▶ Direction
Copy from the first line below down to and including the line with "const yMax = 8.85;". Skip the pictures.

▶ Recorded information
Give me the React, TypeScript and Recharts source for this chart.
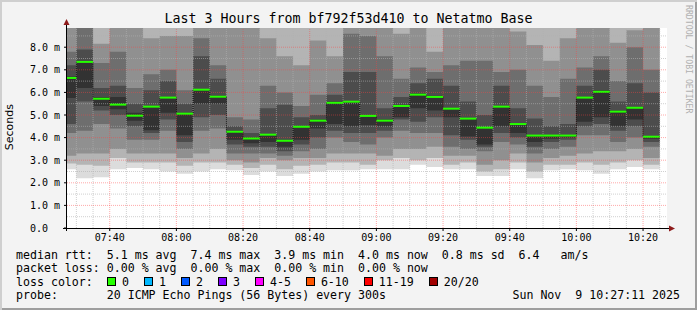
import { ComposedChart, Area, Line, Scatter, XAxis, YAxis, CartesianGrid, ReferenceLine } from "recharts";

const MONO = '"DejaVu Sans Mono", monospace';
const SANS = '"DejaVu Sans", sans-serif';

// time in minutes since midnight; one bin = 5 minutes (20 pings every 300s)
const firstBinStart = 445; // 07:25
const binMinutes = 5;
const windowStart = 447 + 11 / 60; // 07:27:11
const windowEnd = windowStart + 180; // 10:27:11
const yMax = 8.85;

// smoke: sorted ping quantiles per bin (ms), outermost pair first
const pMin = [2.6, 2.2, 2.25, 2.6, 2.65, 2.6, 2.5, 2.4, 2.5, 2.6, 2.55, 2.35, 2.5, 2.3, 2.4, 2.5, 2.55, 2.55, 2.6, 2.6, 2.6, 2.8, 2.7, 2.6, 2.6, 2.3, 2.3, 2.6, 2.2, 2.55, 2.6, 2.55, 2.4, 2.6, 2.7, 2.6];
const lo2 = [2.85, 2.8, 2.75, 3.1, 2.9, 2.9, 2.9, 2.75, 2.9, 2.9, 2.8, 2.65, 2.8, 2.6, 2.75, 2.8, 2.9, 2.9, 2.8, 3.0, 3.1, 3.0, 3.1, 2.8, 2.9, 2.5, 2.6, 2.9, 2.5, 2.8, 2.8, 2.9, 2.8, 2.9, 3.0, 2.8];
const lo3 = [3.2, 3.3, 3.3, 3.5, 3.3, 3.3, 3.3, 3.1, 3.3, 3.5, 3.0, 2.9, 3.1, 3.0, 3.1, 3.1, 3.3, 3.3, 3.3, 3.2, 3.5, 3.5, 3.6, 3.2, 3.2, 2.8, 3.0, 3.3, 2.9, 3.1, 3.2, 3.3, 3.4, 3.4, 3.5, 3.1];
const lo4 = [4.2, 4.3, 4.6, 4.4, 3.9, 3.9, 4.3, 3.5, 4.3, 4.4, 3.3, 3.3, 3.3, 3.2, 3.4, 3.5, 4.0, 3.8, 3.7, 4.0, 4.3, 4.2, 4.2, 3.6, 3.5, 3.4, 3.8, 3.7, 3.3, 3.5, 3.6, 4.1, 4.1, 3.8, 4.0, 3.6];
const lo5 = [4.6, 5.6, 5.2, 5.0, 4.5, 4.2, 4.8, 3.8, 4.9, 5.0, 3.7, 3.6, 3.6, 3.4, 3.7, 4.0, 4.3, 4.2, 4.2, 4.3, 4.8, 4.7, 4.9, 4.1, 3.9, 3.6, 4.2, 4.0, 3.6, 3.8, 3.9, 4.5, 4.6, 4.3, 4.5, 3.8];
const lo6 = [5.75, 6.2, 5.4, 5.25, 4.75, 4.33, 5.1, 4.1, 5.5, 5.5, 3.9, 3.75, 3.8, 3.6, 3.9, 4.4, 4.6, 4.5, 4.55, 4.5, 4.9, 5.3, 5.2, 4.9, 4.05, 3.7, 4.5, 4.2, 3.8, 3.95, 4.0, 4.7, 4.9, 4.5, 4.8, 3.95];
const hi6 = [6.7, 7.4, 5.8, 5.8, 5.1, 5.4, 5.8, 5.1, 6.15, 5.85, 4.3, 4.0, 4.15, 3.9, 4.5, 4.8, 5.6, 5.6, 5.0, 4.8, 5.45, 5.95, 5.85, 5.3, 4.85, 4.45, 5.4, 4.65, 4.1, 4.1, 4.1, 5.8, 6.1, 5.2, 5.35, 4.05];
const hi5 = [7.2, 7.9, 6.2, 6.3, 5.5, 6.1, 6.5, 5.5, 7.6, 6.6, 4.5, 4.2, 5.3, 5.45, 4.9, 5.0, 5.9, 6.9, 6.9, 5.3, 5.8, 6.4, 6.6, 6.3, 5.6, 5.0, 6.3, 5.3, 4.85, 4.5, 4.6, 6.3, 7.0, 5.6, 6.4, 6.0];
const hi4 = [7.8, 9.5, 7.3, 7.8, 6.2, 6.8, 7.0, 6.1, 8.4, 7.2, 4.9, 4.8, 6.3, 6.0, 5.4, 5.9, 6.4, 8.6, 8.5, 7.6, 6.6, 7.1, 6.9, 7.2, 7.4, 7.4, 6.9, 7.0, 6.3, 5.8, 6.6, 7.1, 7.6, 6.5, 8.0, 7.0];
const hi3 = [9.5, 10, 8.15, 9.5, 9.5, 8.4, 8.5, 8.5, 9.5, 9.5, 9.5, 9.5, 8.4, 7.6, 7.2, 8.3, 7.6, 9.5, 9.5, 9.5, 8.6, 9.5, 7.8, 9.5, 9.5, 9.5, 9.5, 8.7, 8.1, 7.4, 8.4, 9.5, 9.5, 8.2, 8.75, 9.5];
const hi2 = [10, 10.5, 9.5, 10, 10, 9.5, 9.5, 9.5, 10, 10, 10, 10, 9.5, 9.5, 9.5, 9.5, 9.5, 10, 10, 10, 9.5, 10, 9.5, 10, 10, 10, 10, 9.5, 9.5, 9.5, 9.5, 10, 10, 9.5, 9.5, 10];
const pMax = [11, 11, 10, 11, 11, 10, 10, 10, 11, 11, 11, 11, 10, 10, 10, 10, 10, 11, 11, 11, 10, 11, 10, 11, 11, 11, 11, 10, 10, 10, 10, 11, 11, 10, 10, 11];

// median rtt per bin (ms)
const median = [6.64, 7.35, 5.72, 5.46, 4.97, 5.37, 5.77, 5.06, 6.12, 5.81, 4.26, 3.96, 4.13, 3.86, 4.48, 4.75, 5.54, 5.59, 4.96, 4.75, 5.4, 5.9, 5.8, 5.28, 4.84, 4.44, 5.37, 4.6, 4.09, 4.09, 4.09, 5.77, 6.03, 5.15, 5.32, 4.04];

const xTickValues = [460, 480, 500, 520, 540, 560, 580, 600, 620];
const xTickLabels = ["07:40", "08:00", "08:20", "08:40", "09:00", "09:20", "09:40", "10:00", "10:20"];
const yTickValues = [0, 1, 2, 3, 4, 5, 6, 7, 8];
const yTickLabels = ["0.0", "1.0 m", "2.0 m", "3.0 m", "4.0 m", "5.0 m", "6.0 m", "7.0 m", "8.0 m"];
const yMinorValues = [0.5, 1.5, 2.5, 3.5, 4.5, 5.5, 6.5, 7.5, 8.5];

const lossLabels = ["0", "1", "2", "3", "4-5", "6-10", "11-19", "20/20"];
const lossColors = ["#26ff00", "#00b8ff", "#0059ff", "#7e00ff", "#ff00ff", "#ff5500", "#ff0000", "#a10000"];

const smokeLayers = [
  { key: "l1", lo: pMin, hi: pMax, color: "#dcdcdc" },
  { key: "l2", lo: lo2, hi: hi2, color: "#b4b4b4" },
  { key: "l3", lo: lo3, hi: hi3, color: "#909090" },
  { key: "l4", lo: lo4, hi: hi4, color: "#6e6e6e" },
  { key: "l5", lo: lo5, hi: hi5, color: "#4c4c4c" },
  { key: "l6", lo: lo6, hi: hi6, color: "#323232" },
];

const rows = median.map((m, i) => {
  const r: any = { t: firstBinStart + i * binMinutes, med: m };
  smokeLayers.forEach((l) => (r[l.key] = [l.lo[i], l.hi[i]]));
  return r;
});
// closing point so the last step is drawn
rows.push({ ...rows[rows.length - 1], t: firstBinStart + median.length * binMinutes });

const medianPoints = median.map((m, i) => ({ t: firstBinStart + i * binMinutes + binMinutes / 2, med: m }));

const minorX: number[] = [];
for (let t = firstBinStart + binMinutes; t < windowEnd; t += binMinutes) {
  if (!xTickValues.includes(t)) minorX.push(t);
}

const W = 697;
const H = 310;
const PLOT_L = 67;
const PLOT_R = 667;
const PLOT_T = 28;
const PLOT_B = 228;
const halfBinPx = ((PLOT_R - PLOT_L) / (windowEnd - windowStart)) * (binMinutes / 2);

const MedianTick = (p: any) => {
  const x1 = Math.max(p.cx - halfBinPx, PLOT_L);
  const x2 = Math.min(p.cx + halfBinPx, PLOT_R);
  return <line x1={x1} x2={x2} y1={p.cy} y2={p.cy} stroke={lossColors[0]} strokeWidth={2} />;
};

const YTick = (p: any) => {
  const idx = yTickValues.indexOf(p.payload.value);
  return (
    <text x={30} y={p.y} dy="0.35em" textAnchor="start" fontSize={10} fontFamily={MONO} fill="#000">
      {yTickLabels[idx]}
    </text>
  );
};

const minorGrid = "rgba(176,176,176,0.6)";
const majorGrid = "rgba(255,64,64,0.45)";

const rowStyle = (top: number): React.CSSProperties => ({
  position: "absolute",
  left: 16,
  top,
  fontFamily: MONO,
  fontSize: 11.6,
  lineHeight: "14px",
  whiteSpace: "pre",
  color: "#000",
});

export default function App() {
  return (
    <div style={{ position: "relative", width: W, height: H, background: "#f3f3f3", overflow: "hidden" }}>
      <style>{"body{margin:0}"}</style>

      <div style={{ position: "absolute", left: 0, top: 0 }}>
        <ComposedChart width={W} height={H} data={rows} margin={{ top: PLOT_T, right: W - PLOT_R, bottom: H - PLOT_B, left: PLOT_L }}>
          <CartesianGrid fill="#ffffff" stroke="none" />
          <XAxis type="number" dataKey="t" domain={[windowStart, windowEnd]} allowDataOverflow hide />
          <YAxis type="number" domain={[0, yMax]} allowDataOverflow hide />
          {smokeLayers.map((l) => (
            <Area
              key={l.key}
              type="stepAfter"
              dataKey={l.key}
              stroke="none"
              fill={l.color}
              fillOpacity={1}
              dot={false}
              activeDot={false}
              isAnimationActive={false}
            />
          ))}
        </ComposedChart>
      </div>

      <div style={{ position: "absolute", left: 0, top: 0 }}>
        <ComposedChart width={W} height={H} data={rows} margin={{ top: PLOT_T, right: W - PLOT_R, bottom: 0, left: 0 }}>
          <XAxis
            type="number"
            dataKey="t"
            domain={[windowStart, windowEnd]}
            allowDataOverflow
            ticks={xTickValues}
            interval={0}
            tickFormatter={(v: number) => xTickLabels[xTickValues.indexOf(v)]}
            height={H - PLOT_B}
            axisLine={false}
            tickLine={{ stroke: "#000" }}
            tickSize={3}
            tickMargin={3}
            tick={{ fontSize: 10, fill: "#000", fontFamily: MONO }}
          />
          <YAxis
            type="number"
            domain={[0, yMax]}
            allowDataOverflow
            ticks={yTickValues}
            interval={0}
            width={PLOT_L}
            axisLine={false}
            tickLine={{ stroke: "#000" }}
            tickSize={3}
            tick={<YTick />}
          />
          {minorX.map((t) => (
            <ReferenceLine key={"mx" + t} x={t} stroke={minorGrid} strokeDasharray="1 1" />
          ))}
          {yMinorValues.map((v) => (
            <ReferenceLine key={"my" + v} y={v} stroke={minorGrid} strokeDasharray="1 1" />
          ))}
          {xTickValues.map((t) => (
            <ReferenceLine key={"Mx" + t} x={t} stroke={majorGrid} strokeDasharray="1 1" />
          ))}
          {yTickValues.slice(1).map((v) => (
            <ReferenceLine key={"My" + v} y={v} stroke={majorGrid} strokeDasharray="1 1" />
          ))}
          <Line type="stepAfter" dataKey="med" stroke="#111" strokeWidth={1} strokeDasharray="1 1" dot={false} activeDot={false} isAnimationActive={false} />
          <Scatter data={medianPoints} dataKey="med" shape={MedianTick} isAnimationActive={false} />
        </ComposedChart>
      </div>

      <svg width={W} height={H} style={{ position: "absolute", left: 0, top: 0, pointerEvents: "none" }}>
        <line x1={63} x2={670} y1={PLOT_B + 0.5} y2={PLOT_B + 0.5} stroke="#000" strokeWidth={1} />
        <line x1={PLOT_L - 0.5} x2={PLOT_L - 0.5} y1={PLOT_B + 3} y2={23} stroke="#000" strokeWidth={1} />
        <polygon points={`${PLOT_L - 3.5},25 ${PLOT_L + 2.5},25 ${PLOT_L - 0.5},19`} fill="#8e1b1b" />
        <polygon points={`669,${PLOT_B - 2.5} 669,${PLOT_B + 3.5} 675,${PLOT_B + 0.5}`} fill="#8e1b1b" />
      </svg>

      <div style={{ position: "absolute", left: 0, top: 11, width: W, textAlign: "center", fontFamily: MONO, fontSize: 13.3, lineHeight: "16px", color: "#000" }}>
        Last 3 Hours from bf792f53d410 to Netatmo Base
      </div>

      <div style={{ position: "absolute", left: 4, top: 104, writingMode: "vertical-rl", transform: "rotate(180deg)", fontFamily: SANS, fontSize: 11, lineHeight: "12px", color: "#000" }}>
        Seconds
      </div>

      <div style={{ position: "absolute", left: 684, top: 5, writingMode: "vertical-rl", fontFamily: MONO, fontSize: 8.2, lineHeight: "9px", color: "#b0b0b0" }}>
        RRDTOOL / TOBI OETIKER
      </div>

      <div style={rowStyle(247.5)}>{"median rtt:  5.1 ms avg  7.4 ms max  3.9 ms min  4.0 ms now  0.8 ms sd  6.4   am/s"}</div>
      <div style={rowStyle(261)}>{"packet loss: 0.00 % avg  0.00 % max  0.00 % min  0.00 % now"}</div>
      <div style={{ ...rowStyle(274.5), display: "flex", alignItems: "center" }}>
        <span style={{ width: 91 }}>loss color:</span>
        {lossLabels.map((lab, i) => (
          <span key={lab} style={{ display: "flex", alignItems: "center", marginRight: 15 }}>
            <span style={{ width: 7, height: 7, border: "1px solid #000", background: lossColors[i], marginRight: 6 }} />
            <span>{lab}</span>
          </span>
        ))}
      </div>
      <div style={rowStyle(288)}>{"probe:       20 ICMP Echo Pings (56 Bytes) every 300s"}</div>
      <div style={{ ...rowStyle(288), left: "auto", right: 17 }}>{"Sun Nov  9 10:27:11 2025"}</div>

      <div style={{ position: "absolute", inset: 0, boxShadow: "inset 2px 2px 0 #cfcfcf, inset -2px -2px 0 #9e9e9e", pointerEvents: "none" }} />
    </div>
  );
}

▶ The output
Give me the React, TypeScript and Recharts source for this chart.
import { ComposedChart, Area, Line, Scatter, XAxis, YAxis, CartesianGrid, ReferenceLine } from "recharts";

const MONO = '"DejaVu Sans Mono", monospace';
const SANS = '"DejaVu Sans", sans-serif';

// time in minutes since midnight; one bin = 5 minutes (20 pings every 300s)
const firstBinStart = 445; // 07:25
const binMinutes = 5;
const windowStart = 447 + 11 / 60; // 07:27:11
const windowEnd = windowStart + 180; // 10:27:11
const yMax = 8.85;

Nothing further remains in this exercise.